The ongoing fighting in South Sudan continues to put the people living in the country at risk, as well as the people trying to provide humanitarian assistance. Its impact has extended beyond the young country’s borders and into neighboring Ethiopia, Kenya and Uganda.
Hospitals run by the medical NGO Doctors Without Borders (MSF) have experienced attacks and evidence of patients murdered in their hospital beds. The challenge to provide medical aid coupled with insecurity and poor living conditions in camp are making for a worrying combination says the group.
“This lack of respect for medical care has deprived people lifesaving care at a time they need it most,” said Chris Lockyear, MSF’s operations manager for South Sudan, in a press call last week.
Equally concerning is what MSF sees as a lack of respect for humanitarian actors and medical facilities.
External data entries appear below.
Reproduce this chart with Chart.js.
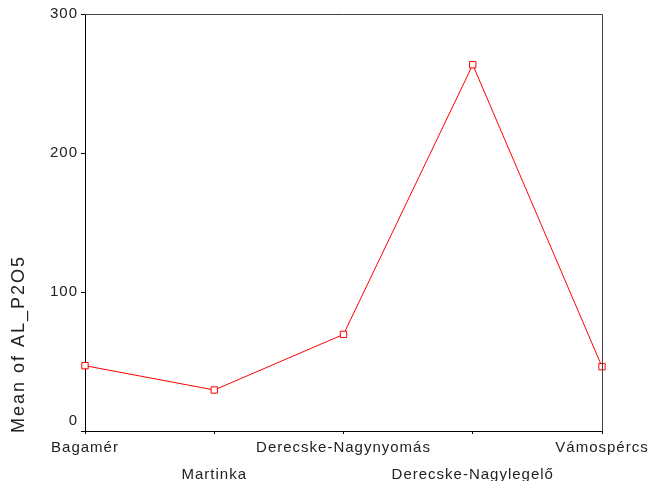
<!DOCTYPE html>
<html>
<head>
<meta charset="utf-8">
<script src="https://cdn.jsdelivr.net/npm/chart.js@4/dist/chart.umd.min.js"></script>
<style>
  html, body { margin: 0; padding: 0; background: #fff; overflow: hidden; }
</style>
</head>
<body>
<canvas id="chart" width="651" height="481"></canvas>
<script>
const categories = ['Bagamér', 'Martinka', 'Derecske-Nagynyomás', 'Derecske-Nagylegelő', 'Vámospércs'];
const meanValues = [47, 29.5, 69.5, 263.5, 46.3];
const yTicks = [0, 100, 200, 300];
const yTitle = 'Mean of AL_P2O5';

const fontFamily = '"Liberation Sans", Arial, sans-serif';

// texte un peu espacé comme l'original, cadre haut + droite, titre Y placé plus bas
const framePlugin = {
  id: 'frame',
  beforeLayout(chart) { chart.ctx.letterSpacing = '1px'; },
  beforeDraw(chart) { chart.ctx.letterSpacing = '1px'; },
  afterDraw(chart) {
    const { ctx, chartArea } = chart;
    ctx.save();
    ctx.strokeStyle = '#444';
    ctx.lineWidth = 1;
    ctx.beginPath();
    ctx.moveTo(chartArea.left, chartArea.top + 0.5);
    ctx.lineTo(chartArea.right + 0.5, chartArea.top + 0.5);
    ctx.lineTo(chartArea.right + 0.5, chartArea.bottom);
    ctx.stroke();

    ctx.translate(19, 344);
    ctx.rotate(-Math.PI / 2);
    ctx.letterSpacing = '2px';
    ctx.fillStyle = '#222';
    ctx.font = '18px ' + fontFamily;
    ctx.textAlign = 'center';
    ctx.textBaseline = 'middle';
    ctx.fillText(yTitle, 0, 0);
    ctx.restore();
    ctx.letterSpacing = '0px';
  }
};

const ctx = document.getElementById('chart').getContext('2d');
const chart = new Chart(ctx, {
  type: 'line',
  data: {
    labels: categories,
    datasets: [{
      data: meanValues,
      borderColor: '#ff0000',
      borderWidth: 1,
      backgroundColor: '#ffffff',
      pointStyle: 'rect',
      pointRadius: 4.5,
      pointBorderColor: '#ff0000',
      pointBackgroundColor: '#ffffff',
      pointBorderWidth: 1,
      tension: 0
    }]
  },
  options: {
    responsive: false,
    animation: false,
    devicePixelRatio: 1,
    layout: { padding: { top: 14, right: 49, bottom: 0, left: 0 } },
    plugins: { legend: { display: false }, tooltip: { enabled: false } },
    scales: {
      x: {
        offset: false,
        grid: { drawOnChartArea: false, drawTicks: true, tickLength: 3, color: '#000' },
        border: { color: '#000', width: 1 },
        ticks: {
          autoSkip: false,
          maxRotation: 0,
          minRotation: 0,
          padding: 0,
          color: '#222',
          font: { family: fontFamily, size: 15, lineHeight: 27.5 / 15 },
          callback: function (value, index) {
            const label = categories[index];
            return index % 2 === 1 ? ['', label] : label;
          }
        },
        afterFit(scale) { scale.height = 50; }
      },
      y: {
        min: 0,
        max: 300,
        afterBuildTicks(scale) { scale.ticks = yTicks.map(v => ({ value: v })); },
        grid: { drawOnChartArea: false, drawTicks: true, tickLength: 4, color: '#000' },
        border: { color: '#000', width: 1 },
        ticks: {
          padding: 3,
          color: '#222',
          font: { family: fontFamily, size: 15, lineHeight: 1.3 },
          // le "0" est remonté au-dessus de l'axe X
          callback: function (value) { return value === 0 ? ['0', ''] : String(value); }
        },
        afterFit(scale) { scale.width = 85; }
      }
    }
  },
  plugins: [framePlugin]
});
</script>
</body>
</html>
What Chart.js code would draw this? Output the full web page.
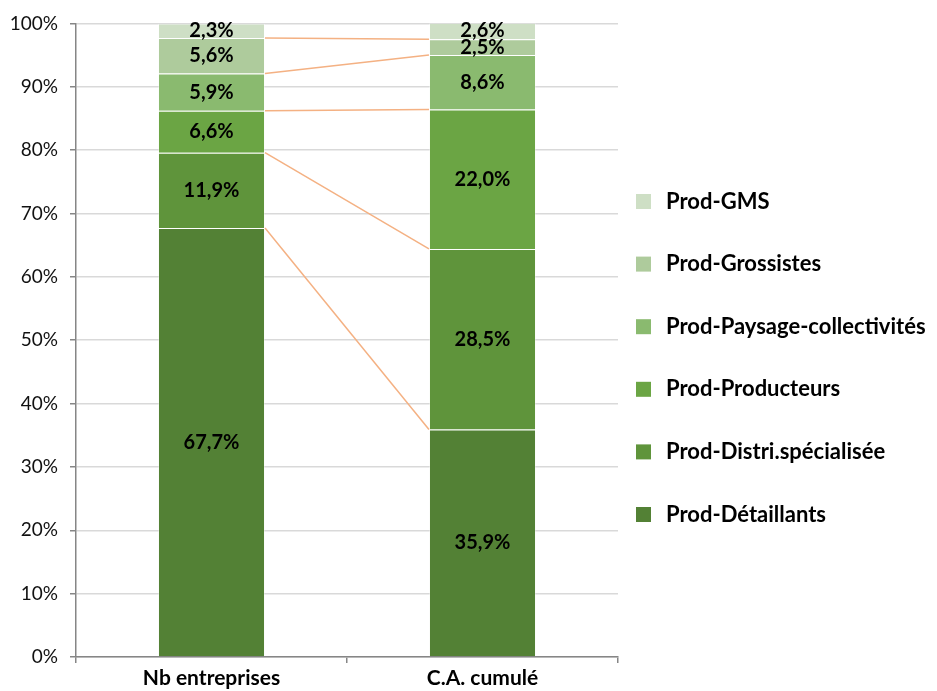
<!DOCTYPE html>
<html><head><meta charset="utf-8">
<script src="https://cdn.jsdelivr.net/npm/chart.js@4"></script>
<style>html,body{margin:0;padding:0;background:#fff}</style>
</head><body>
<canvas id="c" width="937" height="691" style="width:937px;height:691px;display:block"></canvas>
<script>
const categories = ['Nb entreprises', 'C.A. cumulé'];
const seriesNames = ['Prod-Détaillants', 'Prod-Distri.spécialisée', 'Prod-Producteurs', 'Prod-Paysage-collectivités', 'Prod-Grossistes', 'Prod-GMS'];
const detaillants = [67.7, 35.9];
const distri = [11.9, 28.5];
const producteurs = [6.6, 22.0];
const paysage = [5.9, 8.6];
const grossistes = [5.6, 2.5];
const gms = [2.3, 2.6];
const seriesValues = [detaillants, distri, producteurs, paysage, grossistes, gms];
const seriesColors = ['#538135', '#5f943b', '#6ba544', '#8aba6f', '#aecb9c', '#cedfc5'];
const yMin = 0, yMax = 100, yStep = 10;

const FONT = 'Lato, "Open Sans", sans-serif';

const seriesLinesPlugin = {
  id: 'seriesLines',
  afterDatasetsDraw(chart) {
    const ctx = chart.ctx;
    ctx.save();
    ctx.strokeStyle = '#f4b183';
    ctx.lineWidth = 1.5;
    for (let i = 0; i < chart.data.datasets.length - 1; i++) {
      const meta = chart.getDatasetMeta(i);
      const a = meta.data[0], b = meta.data[1];
      ctx.beginPath();
      ctx.moveTo(a.x + a.width / 2, a.y);
      ctx.lineTo(b.x - b.width / 2, b.y);
      ctx.stroke();
    }
    ctx.restore();
  }
};

const valueLabelsPlugin = {
  id: 'valueLabels',
  afterDatasetsDraw(chart) {
    const ctx = chart.ctx;
    ctx.save();
    ctx.font = 'bold 20px ' + FONT;
    ctx.fillStyle = '#000';
    ctx.textAlign = 'center';
    ctx.textBaseline = 'middle';
    chart.data.datasets.forEach((ds, i) => {
      const meta = chart.getDatasetMeta(i);
      meta.data.forEach((el, j) => {
        const v = ds.data[j];
        const txt = v.toFixed(1).replace('.', ',') + '%';
        ctx.fillText(txt, el.x, (el.y + el.base) / 2);
      });
    });
    ctx.restore();
  }
};

const sideLegendPlugin = {
  id: 'sideLegend',
  afterDraw(chart) {
    const ctx = chart.ctx;
    const boxX = 636, boxSize = 15, textX = 666, firstY = 201.5, step = 62.6;
    ctx.save();
    ctx.font = 'bold 22px ' + FONT;
    ctx.textBaseline = 'middle';
    ctx.textAlign = 'left';
    const n = chart.data.datasets.length;
    for (let k = 0; k < n; k++) {
      const ds = chart.data.datasets[n - 1 - k];
      const cy = firstY + k * step;
      ctx.fillStyle = ds.backgroundColor;
      ctx.fillRect(boxX, cy - boxSize / 2, boxSize, boxSize);
      ctx.fillStyle = '#000';
      ctx.fillText(ds.label, textX, cy);
    }
    ctx.restore();
  }
};

new Chart(document.getElementById('c'), {
  type: 'bar',
  data: {
    labels: categories,
    datasets: seriesNames.map((name, i) => ({
      label: name,
      data: seriesValues[i],
      backgroundColor: seriesColors[i],
      borderColor: 'rgba(255,255,255,0.35)',
      borderWidth: 1,
      barPercentage: 0.395,
      categoryPercentage: 1
    }))
  },
  options: {
    responsive: false,
    animation: false,
    devicePixelRatio: 1,
    layout: { padding: { top: 23, right: 319, bottom: 0, left: 0 } },
    plugins: { legend: { display: false }, tooltip: { enabled: false } },
    scales: {
      x: {
        stacked: true,
        grid: { drawOnChartArea: false, color: '#868686', tickLength: 6, lineWidth: 1.5 },
        border: { color: '#868686', width: 1.5 },
        ticks: { color: '#000', font: { family: FONT, size: 21, weight: 'bold' }, padding: 3 },
        afterFit(s) { s.height = 34; }
      },
      y: {
        stacked: true,
        min: yMin, max: yMax,
        grid: { color: '#d9d9d9', lineWidth: 1.5, tickLength: 6, tickColor: '#868686' },
        border: { color: '#868686', width: 1.5 },
        ticks: {
          stepSize: yStep,
          color: '#111',
          font: { family: FONT, size: 19 },
          padding: 12,
          callback: v => v + '%'
        },
        afterFit(s) { s.width = 76; }
      }
    }
  },
  plugins: [seriesLinesPlugin, valueLabelsPlugin, sideLegendPlugin]
});
</script>
</body></html>
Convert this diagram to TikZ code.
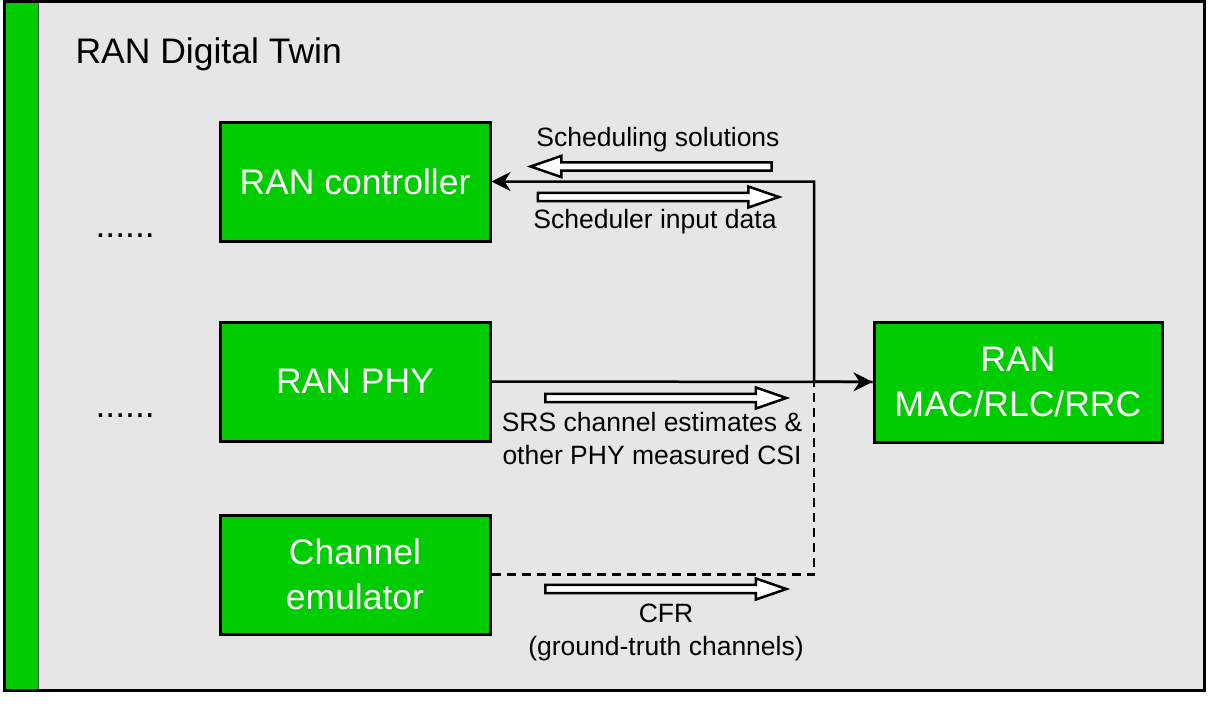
\documentclass[tikz,border=0pt]{standalone}
\usepackage{fontspec}
\setmainfont{Liberation Sans}
\usetikzlibrary{arrows.meta,positioning,shapes.arrows}
\definecolor{twingreen}{HTML}{00CC00}
\definecolor{twingray}{HTML}{E6E6E6}

\begin{document}
\begin{tikzpicture}[
  x=1pt, y=-1pt,
  block/.style={draw, line width=3pt, fill=twingreen, text=white, align=center, minimum width=270pt, minimum height=119pt, font=\fontsize{35.5}{45}\selectfont},
  fat/.style={single arrow, draw, line width=2.5pt, fill=white, minimum height=241pt, inner sep=2.8pt, single arrow head extend=6.5pt, single arrow tip angle=38},
  lbl/.style={align=center, font=\fontsize{26.5}{33}\selectfont},
  arrow/.style={-{Stealth[length=19pt,width=19pt,inset=6pt]}, line width=2.5pt}
]
\useasboundingbox (0,0) rectangle (1209,720);

% frame
\fill[twingray] (4.5,1.5) rectangle (1204.5,690.5);
\fill[twingreen] (4.5,1.5) rectangle (38,690.5);
\draw[line width=1.5pt, black!70] (38.5,1.5) -- (38.5,690.5);
\draw[line width=3pt] (4.5,1.5) rectangle (1204.5,690.5);
\node[anchor=base west, font=\fontsize{35.5}{45}\selectfont] (title) at (72,63) {RAN Digital Twin};

% blocks
\node[block] (ctrl) at (355,181.5) {RAN controller};
\node[block, below=78pt of ctrl] (phy) {RAN PHY};
\node[block, below=71pt of phy] (emu) {Channel\\emulator};
\node[block, minimum width=288pt, minimum height=120pt] (mac) at (1018,382) {RAN\\MAC/RLC/RRC};

\node[anchor=base west, font=\fontsize{35.5}{45}\selectfont] (dotsA) at (92,237) {......};
\node[anchor=base west, font=\fontsize{35.5}{45}\selectfont] (dotsB) at (92,417) {......};

% data flows
\node[fat, shape border rotate=180] (solArr) at (657,166.5) {};
\node[fat] (inArr) at (652.5,197) {};
\node[fat] (srsArr) at (660,398) {};
\node[fat] (cfrArr) at (660,589) {};

\node[lbl, anchor=base] (solLbl) at (658,146) {Scheduling solutions};
\node[lbl, anchor=base] (inLbl) at (655,228) {Scheduler input data};
\node[lbl] (srsLbl) at (652,439) {SRS channel estimates \&\\other PHY measured CSI};
\node[lbl] (cfrLbl) at (666,632) {CFR\\(ground-truth channels)};

% connectors
\coordinate (jn) at (814,381.5);
\draw[arrow] (phy) -- (mac);
\draw[arrow] (mac.west) -- (jn) |- (ctrl.east);
\draw[line width=2.5pt, dash pattern=on 9pt off 6pt] (emu.east) -| (jn);
\end{tikzpicture}
\end{document}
On February 22, the MSF team working at the Malakal teaching hospital discovered fourteen dead bodies. The evidence suggested that they were shot dead in their hospital beds, said Lockyear. A similar report from Bor in December cited patients killed in their beds.
In another incident earlier this year, a team working in Unity State were forced to evacuate when fighting began to affect the hospital, leaving thousands of people with no access to medical care. MSF staff are back working at the hospital, but the situation remains tenuous.